Add support for Queueserver Agent#212
Conversation
|
Thanks for the PR @whs92 ! I should be able to review and get this merged sometime this week. For the longer term integration with bluesky-queueserver (or any external job queue), I am still thinking about a good design. Ax has some very informative docs related to how they do this in their framework which you may be interested in learning about: https://ax.dev/docs/orchestration And also this tutorial as an example: https://ax.dev/docs/tutorials/automating/ |
|
Thanks @thopkins32. The notes on the ax external job queue are really useful particularly: https://ax.dev/docs/orchestration/#orchestration-in-the-api I think we can take these concepts on board once we have something like the class I have suggested in place. I'm not tied to anything I've written, it was just the first go. |
thopkins32
left a comment
There was a problem hiding this comment.
Some minor changes and one point of discussion about the evaluation function. Otherwise it looks good to me!

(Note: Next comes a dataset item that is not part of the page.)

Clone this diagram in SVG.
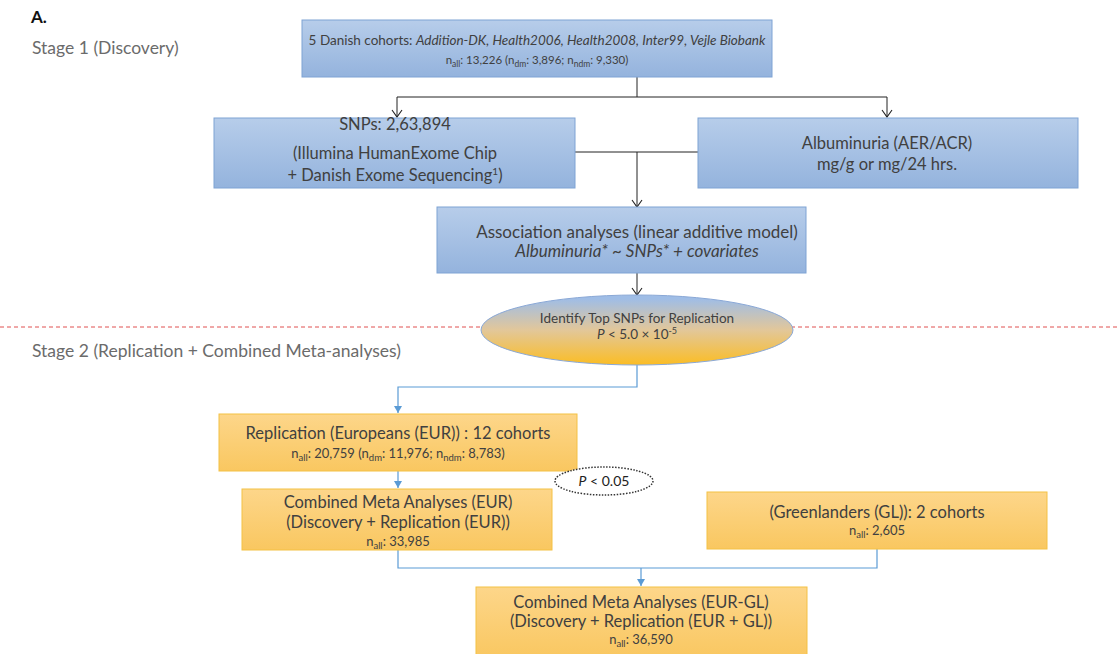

For the tutorial, can you move it to the docs/wip/ directory? Otherwise, the docs won't build. I can try to write a follow-up PR that will allow it to run with local services (queueserver, zmq, tiled, etc.). I would like to avoid an external container, if possible, to make the setup explicit in the tutorial notebook.
|
|
||
| # Variables used to keep track of the current optimization | ||
| self.current_itteration = 0 | ||
| self.agent_suggestion_uid = None |
There was a problem hiding this comment.
Is it possible to get the BlueskyRun uid from the plan that is run by the queueserver? That way you won't have to search the Tiled Catalog for this custom agent_suggestion_uid from the metadata but can index the catalog directly.
There was a problem hiding this comment.
I think unfortunately it's not possible yet. In part because you might not execute a plan immediately. You would have to subscribe to changes and be told when a plan was running and what's it's uid is. @tacaswell do you know otherwise?
I guess another approach would be if the uid can be specified in the md dict, but I guess then it wouldn't be guaranteed to be unique.
Adding my own key and then searching for it seemed like the easiest solution. Also, when I used this in a real application I needed to submit multiple plans then keep track of them and reconstruct data that was acquired. Adding various keys was helpful for this.
There was a problem hiding this comment.
I added another comment where I think you can use the start document to get the uid if you prefer doing that. This can eliminate the search in your tutorial's evaluation function.
But otherwise, I don't see a problem with allowing arbitrary identifiers in the blop.protocols.EvaluationFunction protocol. I'm fine with both ways.
Co-authored-by: Thomas Hopkins <thomashopkins000@gmail.com>
Co-authored-by: Thomas Hopkins <thomashopkins000@gmail.com>
Co-authored-by: Thomas Hopkins <thomashopkins000@gmail.com>
| def _stop_doc_callback(self, start_doc, stop_doc): | ||
| """ | ||
| In here we can decide whether our experiment requested has completed | ||
|
|
||
| If it has completed, we can digest the data from it and move on to the next point. | ||
| """ | ||
|
|
||
| if self._listen_to_events: | ||
| # Mark the current acquisition as finished | ||
|
|
||
| logger.info("A stop document has been received, evaluating") | ||
|
|
||
| # Evaluate it with the evaluation function | ||
| outcomes = self.optimization_problem.evaluation_function(uid=self.agent_suggestion_uid, suggestions=self.trials) |
There was a problem hiding this comment.
start_doc should have a uid if you prefer to use that over searching. And this is called when the stop doc is generated so it should exist in the database at this point.
There was a problem hiding this comment.
The problem arises if this callback is called for a different start doc, then we get the wrong uid.
If the queue is not empty, we'll get a few start and stop docs before the one we want. I think without being able to dictate or inspect the uid of a plan submitted to the QS, there is no way round searching
There was a problem hiding this comment.
Ah I see, so the callback is registered to the queue in general and not the specific plan you sent. Apologies for the confusion, I am not familiar with the queueserver api.
There was a problem hiding this comment.
Yep, that's it. I'll add something to clarify in the tutorial. It's not obvious
|
|
||
| # Variables used to keep track of the current optimization | ||
| self.current_itteration = 0 | ||
| self.agent_suggestion_uid = None |
There was a problem hiding this comment.
I added another comment where I think you can use the start document to get the uid if you prefer doing that. This can eliminate the search in your tutorial's evaluation function.
But otherwise, I don't see a problem with allowing arbitrary identifiers in the blop.protocols.EvaluationFunction protocol. I'm fine with both ways.
thopkins32
left a comment
There was a problem hiding this comment.
LGTM. Thanks @whs92 !
In this merge request I try to address #110 by:
EvalutationFunctionWhat's missing, is a link to a set of containers to start the required services. I think for people already using the queueserver the instructions will probably be sufficient, but I am interested to hear what others think.
I have tried to keep to the structure set out in v0.9.0 of blop where possible.